------ Dataset content ------

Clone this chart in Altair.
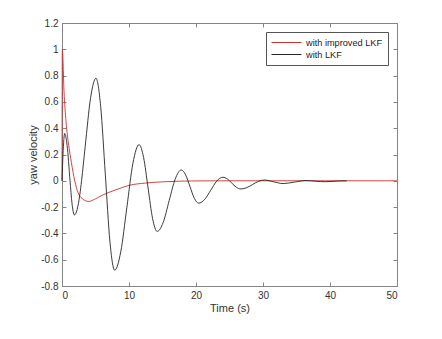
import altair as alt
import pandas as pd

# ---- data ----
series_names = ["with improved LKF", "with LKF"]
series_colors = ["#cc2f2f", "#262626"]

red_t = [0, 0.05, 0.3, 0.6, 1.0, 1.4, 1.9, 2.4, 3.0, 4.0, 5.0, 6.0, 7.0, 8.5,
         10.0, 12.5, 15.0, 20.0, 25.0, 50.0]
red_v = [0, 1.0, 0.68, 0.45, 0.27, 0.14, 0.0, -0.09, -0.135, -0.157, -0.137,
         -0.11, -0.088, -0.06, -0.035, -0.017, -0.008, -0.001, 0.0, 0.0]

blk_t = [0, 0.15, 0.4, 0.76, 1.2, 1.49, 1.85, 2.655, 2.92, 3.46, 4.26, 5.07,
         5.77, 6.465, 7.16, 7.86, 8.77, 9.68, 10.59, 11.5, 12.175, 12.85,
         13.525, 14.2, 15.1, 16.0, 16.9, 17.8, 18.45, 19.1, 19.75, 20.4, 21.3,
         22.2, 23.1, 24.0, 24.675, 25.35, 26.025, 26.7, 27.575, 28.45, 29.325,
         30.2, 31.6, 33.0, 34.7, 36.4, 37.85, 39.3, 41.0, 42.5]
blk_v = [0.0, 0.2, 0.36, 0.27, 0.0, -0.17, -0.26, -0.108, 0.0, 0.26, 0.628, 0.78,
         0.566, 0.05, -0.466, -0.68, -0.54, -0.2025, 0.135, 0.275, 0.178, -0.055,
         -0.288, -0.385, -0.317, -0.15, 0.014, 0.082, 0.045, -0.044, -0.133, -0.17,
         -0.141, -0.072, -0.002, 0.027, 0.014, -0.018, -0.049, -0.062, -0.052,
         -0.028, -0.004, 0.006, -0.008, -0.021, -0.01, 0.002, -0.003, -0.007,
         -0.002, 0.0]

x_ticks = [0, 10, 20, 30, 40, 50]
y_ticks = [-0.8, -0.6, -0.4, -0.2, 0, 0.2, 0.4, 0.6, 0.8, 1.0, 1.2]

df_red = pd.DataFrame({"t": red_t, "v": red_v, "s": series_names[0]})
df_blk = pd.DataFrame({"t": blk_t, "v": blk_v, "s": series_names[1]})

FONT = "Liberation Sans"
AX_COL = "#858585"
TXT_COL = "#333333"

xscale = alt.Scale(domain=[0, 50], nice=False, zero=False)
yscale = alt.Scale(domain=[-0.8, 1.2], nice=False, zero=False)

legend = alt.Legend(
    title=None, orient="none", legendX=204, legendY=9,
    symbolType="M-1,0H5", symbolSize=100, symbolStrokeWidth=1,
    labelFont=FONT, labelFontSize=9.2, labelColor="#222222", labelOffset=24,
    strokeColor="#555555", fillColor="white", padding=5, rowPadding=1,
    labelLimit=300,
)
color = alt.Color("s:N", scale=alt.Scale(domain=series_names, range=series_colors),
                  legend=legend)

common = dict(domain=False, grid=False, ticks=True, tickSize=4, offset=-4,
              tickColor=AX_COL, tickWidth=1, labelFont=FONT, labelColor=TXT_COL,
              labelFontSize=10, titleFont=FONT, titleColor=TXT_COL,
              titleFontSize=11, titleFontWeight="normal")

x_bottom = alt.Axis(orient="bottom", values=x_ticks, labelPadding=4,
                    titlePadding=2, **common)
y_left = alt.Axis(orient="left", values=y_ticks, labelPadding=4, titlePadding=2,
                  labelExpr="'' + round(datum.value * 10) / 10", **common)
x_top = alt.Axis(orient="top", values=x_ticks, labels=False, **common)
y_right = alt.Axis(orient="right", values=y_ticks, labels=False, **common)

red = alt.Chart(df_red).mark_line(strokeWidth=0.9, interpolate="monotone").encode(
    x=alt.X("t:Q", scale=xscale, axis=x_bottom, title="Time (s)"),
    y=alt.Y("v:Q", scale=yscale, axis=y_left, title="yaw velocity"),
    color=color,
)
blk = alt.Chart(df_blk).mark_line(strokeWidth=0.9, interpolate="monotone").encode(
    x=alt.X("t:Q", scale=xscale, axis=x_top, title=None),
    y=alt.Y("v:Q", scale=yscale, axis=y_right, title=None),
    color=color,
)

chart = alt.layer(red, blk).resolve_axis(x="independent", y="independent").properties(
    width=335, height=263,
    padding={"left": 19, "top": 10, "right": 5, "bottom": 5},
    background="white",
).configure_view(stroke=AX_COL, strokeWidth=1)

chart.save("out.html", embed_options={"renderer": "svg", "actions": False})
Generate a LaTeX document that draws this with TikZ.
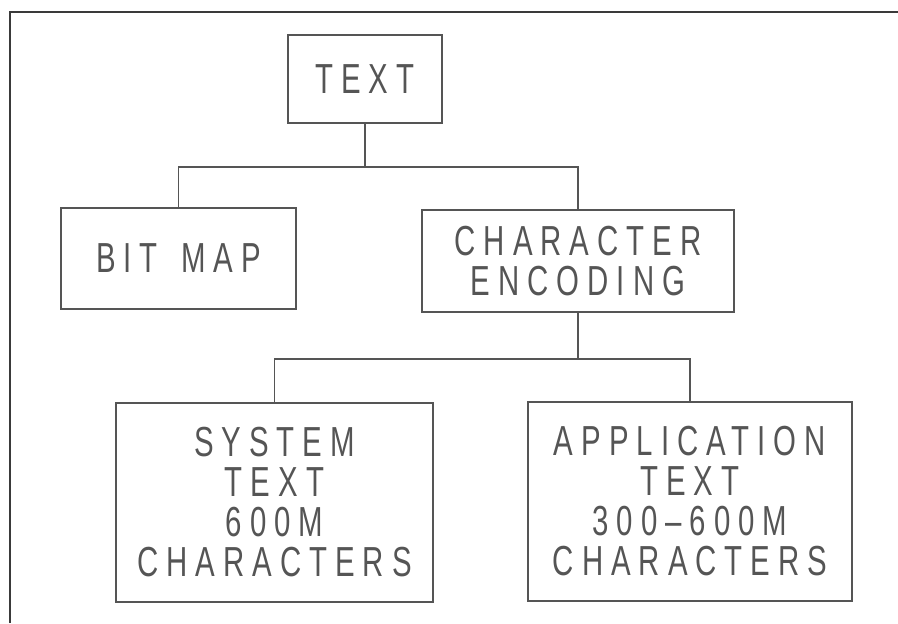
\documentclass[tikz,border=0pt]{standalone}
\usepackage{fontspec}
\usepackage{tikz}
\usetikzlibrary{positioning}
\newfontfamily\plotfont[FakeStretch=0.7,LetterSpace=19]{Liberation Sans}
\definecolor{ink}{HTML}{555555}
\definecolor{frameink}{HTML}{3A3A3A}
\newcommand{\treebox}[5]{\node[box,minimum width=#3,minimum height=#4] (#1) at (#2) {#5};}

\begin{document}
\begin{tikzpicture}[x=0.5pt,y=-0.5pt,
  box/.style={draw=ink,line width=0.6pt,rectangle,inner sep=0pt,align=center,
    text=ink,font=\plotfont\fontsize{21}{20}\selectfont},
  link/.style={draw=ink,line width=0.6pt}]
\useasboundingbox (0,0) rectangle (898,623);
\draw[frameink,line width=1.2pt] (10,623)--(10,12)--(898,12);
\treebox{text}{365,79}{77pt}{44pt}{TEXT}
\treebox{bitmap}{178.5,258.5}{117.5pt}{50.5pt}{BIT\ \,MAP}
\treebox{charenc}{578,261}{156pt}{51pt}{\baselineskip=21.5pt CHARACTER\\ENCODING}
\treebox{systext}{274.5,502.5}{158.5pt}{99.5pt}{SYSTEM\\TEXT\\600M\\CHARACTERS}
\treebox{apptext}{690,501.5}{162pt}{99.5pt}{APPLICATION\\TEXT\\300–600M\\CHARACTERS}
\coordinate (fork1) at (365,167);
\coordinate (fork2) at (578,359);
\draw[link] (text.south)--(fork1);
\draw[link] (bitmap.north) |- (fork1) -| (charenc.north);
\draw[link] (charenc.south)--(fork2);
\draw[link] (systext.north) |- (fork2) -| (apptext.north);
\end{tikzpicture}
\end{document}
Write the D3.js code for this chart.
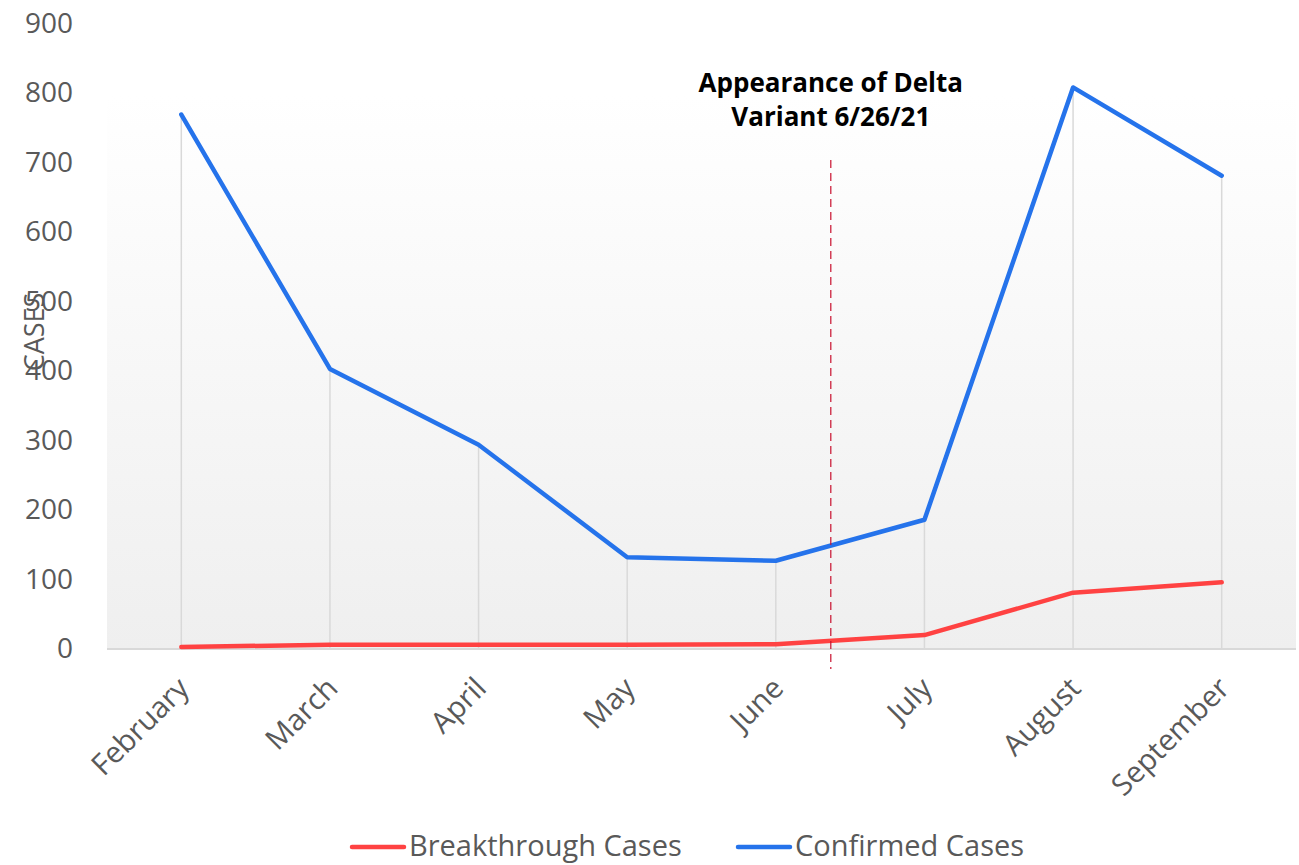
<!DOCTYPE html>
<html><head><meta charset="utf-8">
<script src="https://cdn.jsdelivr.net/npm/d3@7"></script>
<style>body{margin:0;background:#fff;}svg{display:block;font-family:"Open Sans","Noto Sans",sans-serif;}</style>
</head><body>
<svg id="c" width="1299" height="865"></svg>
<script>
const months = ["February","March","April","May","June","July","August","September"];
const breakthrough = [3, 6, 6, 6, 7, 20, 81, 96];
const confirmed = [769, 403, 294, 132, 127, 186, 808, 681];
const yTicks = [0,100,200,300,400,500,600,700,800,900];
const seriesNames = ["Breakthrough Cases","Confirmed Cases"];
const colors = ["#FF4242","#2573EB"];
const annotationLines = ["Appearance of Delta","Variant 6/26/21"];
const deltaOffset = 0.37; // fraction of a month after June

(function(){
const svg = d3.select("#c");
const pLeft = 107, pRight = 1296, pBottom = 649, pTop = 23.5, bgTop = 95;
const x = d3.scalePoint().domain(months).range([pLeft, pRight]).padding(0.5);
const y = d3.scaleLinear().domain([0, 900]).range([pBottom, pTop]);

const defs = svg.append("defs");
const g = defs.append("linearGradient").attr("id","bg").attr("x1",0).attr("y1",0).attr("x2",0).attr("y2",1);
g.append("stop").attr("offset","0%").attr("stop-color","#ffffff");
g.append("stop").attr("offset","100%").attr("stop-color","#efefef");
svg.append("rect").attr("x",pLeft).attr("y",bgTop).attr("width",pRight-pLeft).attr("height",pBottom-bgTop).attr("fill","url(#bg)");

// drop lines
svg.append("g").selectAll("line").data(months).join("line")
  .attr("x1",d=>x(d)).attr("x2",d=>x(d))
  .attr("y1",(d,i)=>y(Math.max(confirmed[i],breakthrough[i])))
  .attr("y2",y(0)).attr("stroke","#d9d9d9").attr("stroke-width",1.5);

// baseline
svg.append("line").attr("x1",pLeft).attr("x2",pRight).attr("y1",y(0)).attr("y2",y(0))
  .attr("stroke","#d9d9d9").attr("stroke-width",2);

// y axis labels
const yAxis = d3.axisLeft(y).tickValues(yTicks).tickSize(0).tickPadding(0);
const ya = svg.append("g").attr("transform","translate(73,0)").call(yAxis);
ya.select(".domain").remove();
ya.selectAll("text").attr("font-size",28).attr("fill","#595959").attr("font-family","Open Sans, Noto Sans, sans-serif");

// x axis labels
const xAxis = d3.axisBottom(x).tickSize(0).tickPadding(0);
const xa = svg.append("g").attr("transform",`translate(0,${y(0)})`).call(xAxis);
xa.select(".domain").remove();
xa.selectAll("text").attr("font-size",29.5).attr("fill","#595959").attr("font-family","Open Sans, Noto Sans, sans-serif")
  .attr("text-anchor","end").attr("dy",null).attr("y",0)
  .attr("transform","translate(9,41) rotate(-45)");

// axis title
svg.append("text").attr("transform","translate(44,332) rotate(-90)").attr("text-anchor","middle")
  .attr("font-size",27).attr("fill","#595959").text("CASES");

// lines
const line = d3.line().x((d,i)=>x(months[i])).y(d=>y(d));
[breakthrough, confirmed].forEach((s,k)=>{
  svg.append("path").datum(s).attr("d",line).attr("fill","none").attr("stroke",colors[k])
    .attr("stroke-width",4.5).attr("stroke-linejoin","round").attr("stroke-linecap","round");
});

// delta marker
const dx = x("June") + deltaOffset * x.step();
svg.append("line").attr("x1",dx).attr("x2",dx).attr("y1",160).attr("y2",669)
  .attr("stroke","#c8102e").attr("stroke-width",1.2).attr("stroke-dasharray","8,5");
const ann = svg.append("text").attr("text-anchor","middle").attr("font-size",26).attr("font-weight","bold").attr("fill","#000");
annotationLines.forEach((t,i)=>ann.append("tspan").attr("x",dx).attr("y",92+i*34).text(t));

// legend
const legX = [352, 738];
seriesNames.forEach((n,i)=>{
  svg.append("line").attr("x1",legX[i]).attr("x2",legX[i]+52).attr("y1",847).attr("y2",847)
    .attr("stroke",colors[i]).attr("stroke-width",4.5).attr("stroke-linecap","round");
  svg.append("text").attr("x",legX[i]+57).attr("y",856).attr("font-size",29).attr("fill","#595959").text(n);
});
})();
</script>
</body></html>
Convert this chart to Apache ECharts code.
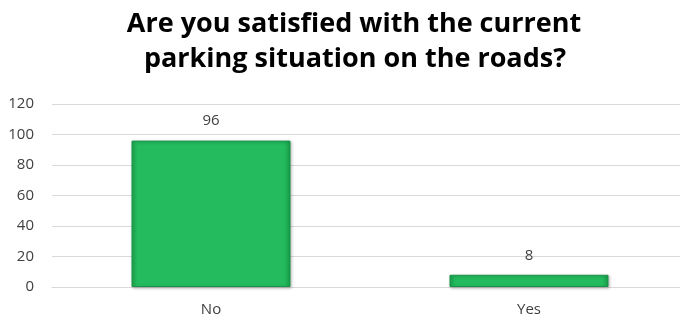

------

Stated task: Give again, word for word, every line from the top of the data above to the line holding "-0.11, -0.088, -0.06, -0.035, -0.017, -0.008, -0.001, 0.0, 0.0]", inclusive, with the pictures left out.

Output of the task:
Clone this chart in Altair.
import altair as alt
import pandas as pd

# ---- data ----
series_names = ["with improved LKF", "with LKF"]
series_colors = ["#cc2f2f", "#262626"]

red_t = [0, 0.05, 0.3, 0.6, 1.0, 1.4, 1.9, 2.4, 3.0, 4.0, 5.0, 6.0, 7.0, 8.5,
         10.0, 12.5, 15.0, 20.0, 25.0, 50.0]
red_v = [0, 1.0, 0.68, 0.45, 0.27, 0.14, 0.0, -0.09, -0.135, -0.157, -0.137,
         -0.11, -0.088, -0.06, -0.035, -0.017, -0.008, -0.001, 0.0, 0.0]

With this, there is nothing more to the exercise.